• EXERCISE REQUIREMENTS: Transcribe the data in full and exactly, omitting any pictures.

-------- SUPPLIED MATERIAL --------

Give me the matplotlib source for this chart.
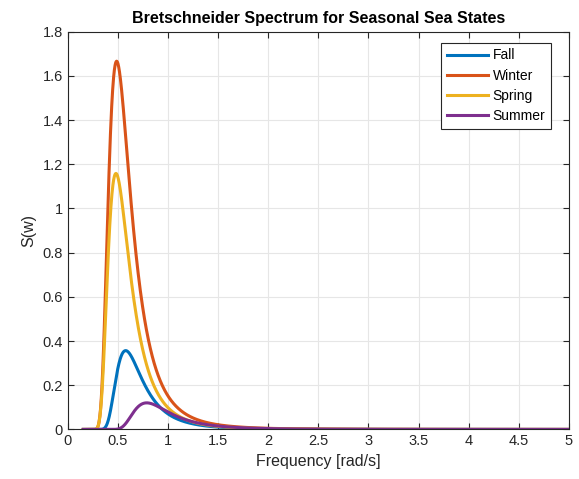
import numpy as np
import matplotlib
matplotlib.use("Agg")
import matplotlib.pyplot as plt

plt.rcParams['font.family'] = ['Liberation Sans', 'DejaVu Sans']

# Seasonal sea-state parameters: significant wave height [m] and peak frequency [rad/s]
seasons = ["Fall", "Winter", "Spring", "Summer"]
Hs = [1.52, 3.02, 2.5, 1.03]
wp = [0.58, 0.49, 0.483, 0.79]
colors = ["#0072BD", "#D95319", "#EDB120", "#7E2F8E"]

w = np.linspace(2 * np.pi / 40, 5, 2000)


def bretschneider(w, hs, wpk):
    return (5.0 / 16.0) * hs**2 * wpk**4 / w**5 * np.exp(-1.25 * (wpk / w)**4)


fig = plt.figure(figsize=(5.79, 4.79), dpi=100)
ax = fig.add_axes([0.1166, 0.1035, 0.866, 0.8303])

for name, hs, wpk, c in zip(seasons, Hs, wp, colors):
    ax.plot(w, bretschneider(w, hs, wpk), color=c, lw=2.2, label=name)

ax.set_xlim(0, 5)
ax.set_ylim(0, 1.8)
ax.set_xticks(np.arange(0, 5.01, 0.5))
ax.set_xticklabels(["0", "0.5", "1", "1.5", "2", "2.5", "3", "3.5", "4", "4.5", "5"])
ax.set_yticks(np.arange(0, 1.81, 0.2))
ax.set_yticklabels(["0", "0.2", "0.4", "0.6", "0.8", "1", "1.2", "1.4", "1.6", "1.8"])

ax.grid(True, color="#e6e6e6", lw=0.8)
ax.set_axisbelow(True)
for s in ax.spines.values():
    s.set_color("#262626")
    s.set_linewidth(0.8)
ax.tick_params(direction="in", length=4, width=0.8, colors="#262626",
               labelsize=10.5, top=True, right=True, labeltop=False, labelright=False)

ax.set_xlabel("Frequency [rad/s]", fontsize=11.5, color="#262626")
ax.set_ylabel("S(w)", fontsize=11.5, color="#262626")
ax.set_title("Bretschneider Spectrum for Seasonal Sea States", fontsize=11.5,
             fontweight="bold", color="black", pad=6)

leg = ax.legend(loc="upper right", bbox_to_anchor=(0.964, 0.972), fontsize=10,
                fancybox=False, framealpha=1, edgecolor="#262626",
                handlelength=3.0, borderpad=0.4, labelspacing=0.45,
                handletextpad=0.3, borderaxespad=0)
leg.get_frame().set_linewidth(0.8)

fig.savefig("out.png", dpi=100)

--------

• REPLY:
Give me the matplotlib source for this chart.
import numpy as np
import matplotlib
matplotlib.use("Agg")
import matplotlib.pyplot as plt

plt.rcParams['font.family'] = ['Liberation Sans', 'DejaVu Sans']

# Seasonal sea-state parameters: significant wave height [m] and peak frequency [rad/s]
seasons = ["Fall", "Winter", "Spring", "Summer"]
Hs = [1.52, 3.02, 2.5, 1.03]
wp = [0.58, 0.49, 0.483, 0.79]
colors = ["#0072BD", "#D95319", "#EDB120", "#7E2F8E"]

w = np.linspace(2 * np.pi / 40, 5, 2000)


def bretschneider(w, hs, wpk):
    return (5.0 / 16.0) * hs**2 * wpk**4 / w**5 * np.exp(-1.25 * (wpk / w)**4)


fig = plt.figure(figsize=(5.79, 4.79), dpi=100)
ax = fig.add_axes([0.1166, 0.1035, 0.866, 0.8303])

for name, hs, wpk, c in zip(seasons, Hs, wp, colors):
    ax.plot(w, bretschneider(w, hs, wpk), color=c, lw=2.2, label=name)

ax.set_xlim(0, 5)
ax.set_ylim(0, 1.8)
ax.set_xticks(np.arange(0, 5.01, 0.5))
ax.set_xticklabels(["0", "0.5", "1", "1.5", "2", "2.5", "3", "3.5", "4", "4.5", "5"])
ax.set_yticks(np.arange(0, 1.81, 0.2))
ax.set_yticklabels(["0", "0.2", "0.4", "0.6", "0.8", "1", "1.2", "1.4", "1.6", "1.8"])

ax.grid(True, color="#e6e6e6", lw=0.8)
ax.set_axisbelow(True)
for s in ax.spines.values():
    s.set_color("#262626")
    s.set_linewidth(0.8)
ax.tick_params(direction="in", length=4, width=0.8, colors="#262626",
               labelsize=10.5, top=True, right=True, labeltop=False, labelright=False)

ax.set_xlabel("Frequency [rad/s]", fontsize=11.5, color="#262626")
ax.set_ylabel("S(w)", fontsize=11.5, color="#262626")
ax.set_title("Bretschneider Spectrum for Seasonal Sea States", fontsize=11.5,
             fontweight="bold", color="black", pad=6)

leg = ax.legend(loc="upper right", bbox_to_anchor=(0.964, 0.972), fontsize=10,
                fancybox=False, framealpha=1, edgecolor="#262626",
                handlelength=3.0, borderpad=0.4, labelspacing=0.45,
                handletextpad=0.3, borderaxespad=0)
leg.get_frame().set_linewidth(0.8)

fig.savefig("out.png", dpi=100)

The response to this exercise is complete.